You guys get the update before YouTube subscribers this time. I tried to do a video about this, about goals and taking advice and deciding what really makes you happy rather than just thinking you want what everyone else thinks will make them happy… and it just didn’t work out.
I can’t talk about it coherently yet.
But I did manage to post about it in my Facebook group this morning, and it seemed like a post that was worth sharing here (with slight modifications).
For quite a while I’ve been putting pressure on myself to do everything quickly. To follow the rules that say “publish or perish.” To have less than a year between book releases in a massive trilogy, to hold myself to deadlines that are supposed to be helpful, and to do it all with a smile while achieving my absolute best work.
It’s insane. It really is. For some people all of this works. Tight schedules. Multiple series. Cranking out books, drawing from the creative fountain without needing a break. But I’m learning that for me, it’s wrong. Everyone is unique, and has unique needs, gifts, and challenges. I have a family that doesn’t get the best of me when I’m buried under stress. I have physical pain that cuts me off from work, family, and life, and that’s made worse by tension and stress. I have depression and anxiety, and thanks to the pressure I put on myself to finish the Bound trilogy on time, my writing has become a real trigger for that.

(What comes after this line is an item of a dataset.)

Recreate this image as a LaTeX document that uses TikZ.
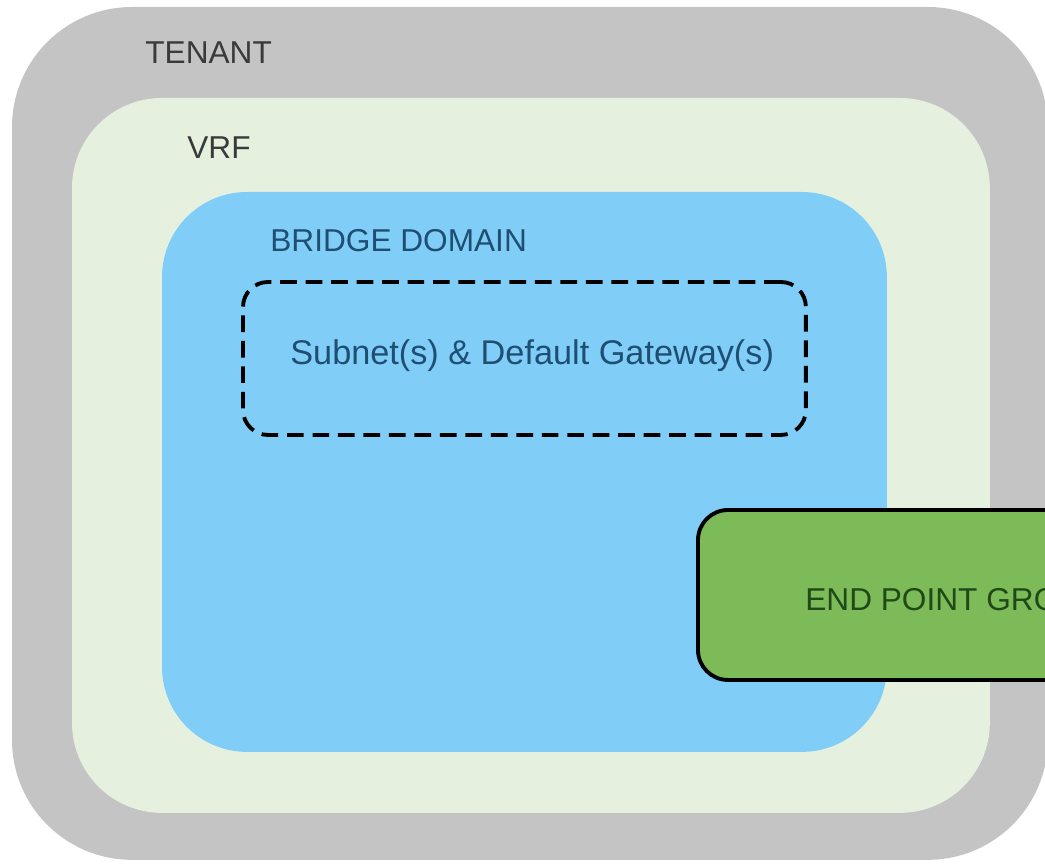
\documentclass[tikz,border=0pt]{standalone}
\usepackage{fontspec}
\setmainfont{Liberation Sans}
\usepackage{tikz}

\definecolor{tenantgrey}{HTML}{C4C4C4}
\definecolor{vrfgreen}{HTML}{E6F0DF}
\definecolor{bdblue}{HTML}{80CEF8}
\definecolor{epggreen}{HTML}{7DBA58}
\definecolor{lblgrey}{HTML}{3A3A3A}
\definecolor{lblblue}{HTML}{1E4F72}
\definecolor{lblgreen}{HTML}{1E4A17}

\tikzset{
    box/.style={rectangle,anchor=north west,inner sep=0pt,outer sep=0pt},
    tenantbox/.style={box,fill=tenantgrey,rounded corners=2.4cm},
    vrfbox/.style={box,fill=vrfgreen,rounded corners=1.8cm},
    bdbox/.style={box,fill=bdblue,rounded corners=1.7cm},
    subnetbox/.style={box,draw=black,line width=2.2pt,dash pattern=on 9.5pt off 5pt,rounded corners=0.5cm},
    epgbox/.style={box,fill=epggreen,draw=black,line width=2.2pt,rounded corners=0.6cm},
    lbl/.style={anchor=west,inner sep=0pt,font=\fontsize{18}{20}\selectfont}
}

\begin{document}
\begin{tikzpicture}[x=0.02cm,y=-0.02cm]
        \useasboundingbox (0,0) rectangle (1045,864);
        \clip (0,0) rectangle (1045,864);
        % nested containers
        \node[tenantbox,minimum width=20.72cm,minimum height=17.06cm] (tenant) at (12,7) {};
        \node[vrfbox,minimum width=18.36cm,minimum height=14.3cm] (vrf) at (72,98) {};
        \node[bdbox,minimum width=14.5cm,minimum height=11.2cm] (bd) at (162,192) {};
        \node[subnetbox,minimum width=11.26cm,minimum height=3.06cm] (subnet) at (243,282) {};
        \node[epgbox,minimum width=8.04cm,minimum height=3.4cm] (epg) at (698,510) {};
        % labels
        \node[lbl,text=lblgrey] (tenantlbl) at (145,53) {TENANT};
        \node[lbl,text=lblgrey] (vrflbl) at (187,148) {VRF};
        \node[lbl,text=lblblue] (bdlbl) at (270,241) {BRIDGE DOMAIN};
        \node[lbl,text=lblblue,font=\fontsize{19.5}{22}\selectfont] (subnetlbl) at (290,356) {Subnet(s) \& Default Gateway(s)};
        \node[lbl,text=lblgreen] (epglbl) at (805,600) {END POINT GROUP};
    \end{tikzpicture}
\end{document}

I used to write to heal myself. Now I sit at the computer and feel like crying because I’m scared of not living up to my own expectations, because the words won’t come, because my brain wants to focus on ANYTHING but that blank screen.
And that’s wrong. This is not what stories should be for me. I shouldn’t feel like I need to hide from a part of my spirit.So I’m taking a bit of a sabbatical.
I’m cancelling edits I had scheduled for a book that’s been suffering under my inability to let my imagination loose. I’m clearing the decks. And for a while—maybe a few weeks, maybe a few months—I’m not going to be “a writer.”
I’ll still be here.
I’m still going to write. I’ll post more on my blog. Maybe I’ll pick at that long-suffering book or my B project, but only if I feel drawn to them. Maybe I’ll take on flash fiction challenges that have no chance of making money, so they can be purely creative enterprises to share. I’ll read about writing craft and take time to apply the lessons. I’ll research whatever topics float my boat on any given day, and try to learn a new language. Hell, maybe I’ll try poetry. You never know.
Maybe I’ll learn to love reading again when there’s no reason to be competitive or to compare my work to anyone else’s. Maybe I can learn to lose myself in other people’s worlds.
Basically, I’m taking time to get healthy. To turn writing back into a playground rather than an assembly line. When I get back to “for real” writing, my hope is that the books I create for you will be filled with more magic, more surprises, more love, and more generous stories than I can even imagine right now.
It’s scary. Deadlines and publishing schedules feel so essential when writing puts food on the table. But my work deserves me at my best, and so do my readers. So here we go. A fresh, unexpected adventure.
This blog will be more active as I try to recover my creative spark and my will to write, as I get my headaches and brain fog and ongoing attention issues under control (or learn how to live and work with them. Sometimes you have to embrace what you can’t change, right?). I’ll post any new fiction stuff here, let you know how things are going.
For readers, this won’t make a huge difference in terms of when the next book comes out. Waiting for me to get better and do my best work shouldn’t work out to a longer delay than a miserable me forcing out junk and having to repair it. And the end product will be so much better.
The stories are there. I just have to get myself ready to welcome them into the world.
Hold on tight. It’s going to be a crazy ride.